What a mess! There’s all of this infrastructure in my config file, when all I wanted was the private IP address for the server¹. Plus, I have to do this separately in every template - that’s going to make the templates way bigger and more complicated than they need to be.

Ideally, I would have liked to extend the ansible setup module, so that it would create these facts for me, but I didn’t see a low-maintenance way to do that. Instead, I found a way to create new facts, at runtime, based on the information that setup already gathers. I’m calling these “synthetic facts”.

Synthetic Facts

Here’s how I create these synthetic facts. I put all of the logic to create these facts in a new role, synthetic-facts². Because the only module that this role calls is set_fact, it runs very quickly - all of the logic is executed on the controller, using information that setup has already gathered from the host. Here’s how the role looks:

# roles/synthetic-facts/tasks/main.yml

- name: Create the "private_network_address" fact. 
  set_fact:
    private_network_address: "{{ hostvars[inventory_hostname]['ansible_' + iface]['ipv4']['address'] }}"
  when: 
    - hostvars[inventory_hostname]['ansible_' + iface]['ipv4']['address'] is defined
    - hostvars[inventory_hostname]['ansible_' + iface]['ipv4']['address'] | ansible.netcommon.ipaddr('private')
  with_items: hostvars[inventory_hostname]['ansible_interfaces']
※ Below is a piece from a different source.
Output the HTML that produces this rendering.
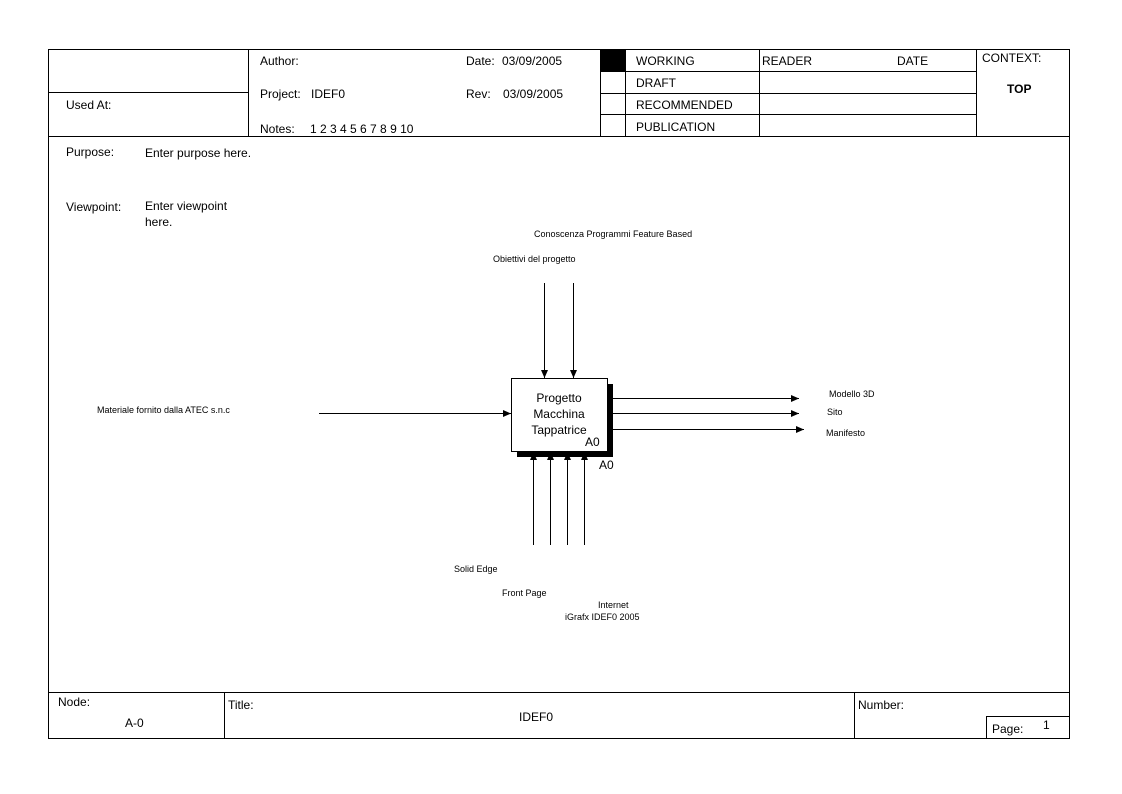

And, here’s how we might use it in our configuration:

# arangod.conf.template
server.endpoint = tcp://{{ private_network_address }}:8529

Much cleaner! By separating the logic of finding what our private IP address is from the actual configuration, we have a cleaner config and a very useful variable.

The advantage of this pattern is that we can use the synthetic fact in all of our templates. Anywhere we want to generically reference a private IP address, we have this variable available. You can imagine other synthetic facts that might be useful - a list variable private_network_addresses for hosts connected to multiple private networks, or a public_network_address variable.

Here are some other ideas for synthetic facts you might derive from setup:

network_interfaces_on_small_subnets
network_interfaces_without_ipv6_addresses
disks_over_500GB
disks_without_partitions
undefined_environment_variables

The one drawback to this pattern is that it makes our site.yml a little clumsy. We have to add this role to every host/role mapping:

# site.yml
- hosts: graph-database-servers
  roles:
    - synthetic-facts
    - graph-database
    
- hosts: loadbalancers
  roles:
    - synthetic-facts
    - loadbalancer

In closing - using synthetic facts like this can keep your ansible playbooks very clean, especially if you’re supporting servers in multiple datacenters.

1 I didn’t realize at the time of writing that ansible_all_ipv4_addresses was available. That solves this specific networking issue, but I think synthetic facts bring much more to the table.

2 I considered using pre_tasks, but that gets even more repetitive. The role offers one place to store all of the logic. I also considered populating /etc/ansible/facts.d/*.fact on the target server with the required information, but that just feels like I’m managing an agent for an agentless tool - the role keeps it agentless.

Thanks to u/retr0h for helping me out with a template formatting issue!